> _TASK PROMPT_: Copy all of the material word for word, except for the pictures.

> _DATA BLOCK_:
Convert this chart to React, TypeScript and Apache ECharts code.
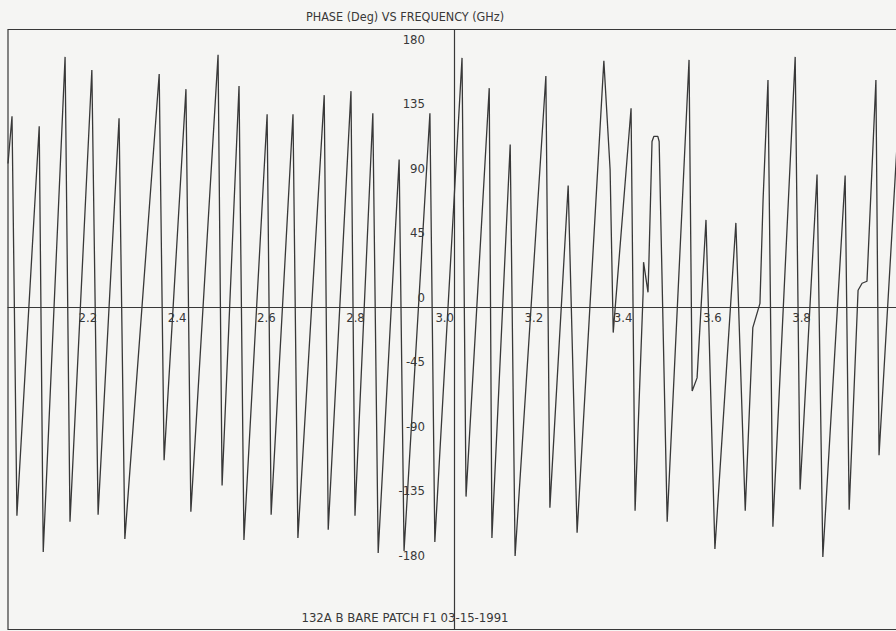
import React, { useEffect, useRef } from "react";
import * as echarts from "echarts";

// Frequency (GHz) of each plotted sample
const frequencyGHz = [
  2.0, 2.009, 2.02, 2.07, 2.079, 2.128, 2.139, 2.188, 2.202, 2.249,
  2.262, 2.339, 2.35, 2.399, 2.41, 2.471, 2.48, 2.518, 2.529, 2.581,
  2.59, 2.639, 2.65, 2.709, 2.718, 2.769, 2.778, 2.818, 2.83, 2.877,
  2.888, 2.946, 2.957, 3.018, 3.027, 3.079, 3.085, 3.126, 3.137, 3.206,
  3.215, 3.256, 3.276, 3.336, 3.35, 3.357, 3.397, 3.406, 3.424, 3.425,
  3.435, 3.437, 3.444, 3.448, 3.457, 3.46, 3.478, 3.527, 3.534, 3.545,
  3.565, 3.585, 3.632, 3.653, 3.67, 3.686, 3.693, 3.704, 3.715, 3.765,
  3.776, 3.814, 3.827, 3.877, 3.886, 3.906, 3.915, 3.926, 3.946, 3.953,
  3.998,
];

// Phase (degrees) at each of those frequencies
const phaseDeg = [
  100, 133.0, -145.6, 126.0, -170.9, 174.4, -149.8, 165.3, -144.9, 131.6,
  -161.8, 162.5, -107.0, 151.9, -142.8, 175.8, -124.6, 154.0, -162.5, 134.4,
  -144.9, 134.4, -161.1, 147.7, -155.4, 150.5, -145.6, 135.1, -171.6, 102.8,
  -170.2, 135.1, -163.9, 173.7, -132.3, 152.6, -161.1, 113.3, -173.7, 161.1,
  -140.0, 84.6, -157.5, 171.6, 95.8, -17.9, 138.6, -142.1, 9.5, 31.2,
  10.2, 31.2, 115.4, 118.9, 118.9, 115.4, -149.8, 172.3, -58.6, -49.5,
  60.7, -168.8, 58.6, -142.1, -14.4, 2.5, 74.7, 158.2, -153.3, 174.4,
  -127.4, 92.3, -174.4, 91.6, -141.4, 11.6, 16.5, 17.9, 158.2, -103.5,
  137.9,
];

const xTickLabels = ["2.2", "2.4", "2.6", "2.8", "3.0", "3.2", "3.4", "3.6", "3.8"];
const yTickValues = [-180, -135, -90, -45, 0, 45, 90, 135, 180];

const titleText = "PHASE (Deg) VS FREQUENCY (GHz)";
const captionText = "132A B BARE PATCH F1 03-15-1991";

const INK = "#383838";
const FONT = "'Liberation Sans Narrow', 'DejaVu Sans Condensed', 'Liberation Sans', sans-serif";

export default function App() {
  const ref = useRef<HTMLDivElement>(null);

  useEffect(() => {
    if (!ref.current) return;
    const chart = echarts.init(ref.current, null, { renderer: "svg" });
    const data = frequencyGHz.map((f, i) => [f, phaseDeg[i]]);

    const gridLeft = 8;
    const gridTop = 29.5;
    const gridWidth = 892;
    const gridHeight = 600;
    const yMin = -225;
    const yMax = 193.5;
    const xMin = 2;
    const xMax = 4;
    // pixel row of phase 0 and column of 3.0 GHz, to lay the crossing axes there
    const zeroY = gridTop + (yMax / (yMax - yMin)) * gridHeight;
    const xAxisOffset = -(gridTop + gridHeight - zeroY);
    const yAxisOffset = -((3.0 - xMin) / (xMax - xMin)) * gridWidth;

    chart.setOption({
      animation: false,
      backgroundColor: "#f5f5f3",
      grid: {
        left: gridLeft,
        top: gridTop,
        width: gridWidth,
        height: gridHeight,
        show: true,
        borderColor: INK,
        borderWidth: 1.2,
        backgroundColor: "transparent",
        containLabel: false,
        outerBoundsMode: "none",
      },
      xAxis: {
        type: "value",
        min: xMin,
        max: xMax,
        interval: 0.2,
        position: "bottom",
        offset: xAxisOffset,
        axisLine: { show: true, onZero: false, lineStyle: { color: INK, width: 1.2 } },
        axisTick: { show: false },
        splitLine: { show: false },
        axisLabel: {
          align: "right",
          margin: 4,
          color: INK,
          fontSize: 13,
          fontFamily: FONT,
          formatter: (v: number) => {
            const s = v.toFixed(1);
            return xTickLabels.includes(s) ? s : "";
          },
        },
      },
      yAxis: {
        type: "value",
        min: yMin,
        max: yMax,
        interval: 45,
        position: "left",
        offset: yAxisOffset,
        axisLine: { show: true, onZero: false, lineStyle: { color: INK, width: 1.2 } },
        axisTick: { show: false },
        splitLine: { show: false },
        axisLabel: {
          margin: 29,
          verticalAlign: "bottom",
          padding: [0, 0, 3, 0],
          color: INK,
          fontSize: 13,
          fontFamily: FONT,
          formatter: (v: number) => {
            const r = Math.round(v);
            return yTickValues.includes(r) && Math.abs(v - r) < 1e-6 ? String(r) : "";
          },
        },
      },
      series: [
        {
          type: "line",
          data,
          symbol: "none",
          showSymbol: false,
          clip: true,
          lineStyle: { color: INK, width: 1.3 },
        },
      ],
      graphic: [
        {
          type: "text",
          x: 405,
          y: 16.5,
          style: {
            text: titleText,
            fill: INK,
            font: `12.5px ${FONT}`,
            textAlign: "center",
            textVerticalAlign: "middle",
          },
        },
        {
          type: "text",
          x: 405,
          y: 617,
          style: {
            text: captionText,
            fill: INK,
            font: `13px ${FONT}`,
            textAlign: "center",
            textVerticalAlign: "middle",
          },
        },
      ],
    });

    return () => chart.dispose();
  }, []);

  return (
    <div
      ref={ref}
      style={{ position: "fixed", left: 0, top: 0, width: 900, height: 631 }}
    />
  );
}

> _ANSWER TO THIS PROBLEM_:
Convert this chart to React, TypeScript and Apache ECharts code.
import React, { useEffect, useRef } from "react";
import * as echarts from "echarts";

// Frequency (GHz) of each plotted sample
const frequencyGHz = [
  2.0, 2.009, 2.02, 2.07, 2.079, 2.128, 2.139, 2.188, 2.202, 2.249,
  2.262, 2.339, 2.35, 2.399, 2.41, 2.471, 2.48, 2.518, 2.529, 2.581,
  2.59, 2.639, 2.65, 2.709, 2.718, 2.769, 2.778, 2.818, 2.83, 2.877,
  2.888, 2.946, 2.957, 3.018, 3.027, 3.079, 3.085, 3.126, 3.137, 3.206,
  3.215, 3.256, 3.276, 3.336, 3.35, 3.357, 3.397, 3.406, 3.424, 3.425,
  3.435, 3.437, 3.444, 3.448, 3.457, 3.46, 3.478, 3.527, 3.534, 3.545,
  3.565, 3.585, 3.632, 3.653, 3.67, 3.686, 3.693, 3.704, 3.715, 3.765,
  3.776, 3.814, 3.827, 3.877, 3.886, 3.906, 3.915, 3.926, 3.946, 3.953,
  3.998,
];

// Phase (degrees) at each of those frequencies
const phaseDeg = [
  100, 133.0, -145.6, 126.0, -170.9, 174.4, -149.8, 165.3, -144.9, 131.6,
  -161.8, 162.5, -107.0, 151.9, -142.8, 175.8, -124.6, 154.0, -162.5, 134.4,
  -144.9, 134.4, -161.1, 147.7, -155.4, 150.5, -145.6, 135.1, -171.6, 102.8,
  -170.2, 135.1, -163.9, 173.7, -132.3, 152.6, -161.1, 113.3, -173.7, 161.1,
  -140.0, 84.6, -157.5, 171.6, 95.8, -17.9, 138.6, -142.1, 9.5, 31.2,
  10.2, 31.2, 115.4, 118.9, 118.9, 115.4, -149.8, 172.3, -58.6, -49.5,
  60.7, -168.8, 58.6, -142.1, -14.4, 2.5, 74.7, 158.2, -153.3, 174.4,
  -127.4, 92.3, -174.4, 91.6, -141.4, 11.6, 16.5, 17.9, 158.2, -103.5,
  137.9,
];

const xTickLabels = ["2.2", "2.4", "2.6", "2.8", "3.0", "3.2", "3.4", "3.6", "3.8"];
const yTickValues = [-180, -135, -90, -45, 0, 45, 90, 135, 180];

const titleText = "PHASE (Deg) VS FREQUENCY (GHz)";
const captionText = "132A B BARE PATCH F1 03-15-1991";

const INK = "#383838";
const FONT = "'Liberation Sans Narrow', 'DejaVu Sans Condensed', 'Liberation Sans', sans-serif";

export default function App() {
  const ref = useRef<HTMLDivElement>(null);

  useEffect(() => {
    if (!ref.current) return;
    const chart = echarts.init(ref.current, null, { renderer: "svg" });
    const data = frequencyGHz.map((f, i) => [f, phaseDeg[i]]);

    const gridLeft = 8;
    const gridTop = 29.5;
    const gridWidth = 892;
    const gridHeight = 600;
    const yMin = -225;
    const yMax = 193.5;
    const xMin = 2;
    const xMax = 4;
    // pixel row of phase 0 and column of 3.0 GHz, to lay the crossing axes there
    const zeroY = gridTop + (yMax / (yMax - yMin)) * gridHeight;
    const xAxisOffset = -(gridTop + gridHeight - zeroY);
    const yAxisOffset = -((3.0 - xMin) / (xMax - xMin)) * gridWidth;

    chart.setOption({
      animation: false,
      backgroundColor: "#f5f5f3",
      grid: {
        left: gridLeft,
        top: gridTop,
        width: gridWidth,
        height: gridHeight,
        show: true,
        borderColor: INK,
        borderWidth: 1.2,
        backgroundColor: "transparent",
        containLabel: false,
        outerBoundsMode: "none",
      },
      xAxis: {
        type: "value",
        min: xMin,
        max: xMax,
        interval: 0.2,
        position: "bottom",
        offset: xAxisOffset,
        axisLine: { show: true, onZero: false, lineStyle: { color: INK, width: 1.2 } },
        axisTick: { show: false },
        splitLine: { show: false },
        axisLabel: {
          align: "right",
          margin: 4,
          color: INK,
          fontSize: 13,
          fontFamily: FONT,
          formatter: (v: number) => {
            const s = v.toFixed(1);
            return xTickLabels.includes(s) ? s : "";
          },
        },
      },
      yAxis: {
        type: "value",
        min: yMin,
        max: yMax,
        interval: 45,
        position: "left",
        offset: yAxisOffset,
        axisLine: { show: true, onZero: false, lineStyle: { color: INK, width: 1.2 } },
        axisTick: { show: false },
        splitLine: { show: false },
        axisLabel: {
          margin: 29,
          verticalAlign: "bottom",
          padding: [0, 0, 3, 0],
          color: INK,
          fontSize: 13,
          fontFamily: FONT,
          formatter: (v: number) => {
            const r = Math.round(v);
            return yTickValues.includes(r) && Math.abs(v - r) < 1e-6 ? String(r) : "";
          },
        },
      },
      series: [
        {
          type: "line",
          data,
          symbol: "none",
          showSymbol: false,
          clip: true,
          lineStyle: { color: INK, width: 1.3 },
        },
      ],
      graphic: [
        {
          type: "text",
          x: 405,
          y: 16.5,
          style: {
            text: titleText,
            fill: INK,
            font: `12.5px ${FONT}`,
            textAlign: "center",
            textVerticalAlign: "middle",
          },
        },
        {
          type: "text",
          x: 405,
          y: 617,
          style: {
            text: captionText,
            fill: INK,
            font: `13px ${FONT}`,
            textAlign: "center",
            textVerticalAlign: "middle",
          },
        },
      ],
    });

    return () => chart.dispose();
  }, []);

  return (
    <div
      ref={ref}
      style={{ position: "fixed", left: 0, top: 0, width: 900, height: 631 }}
    />
  );
}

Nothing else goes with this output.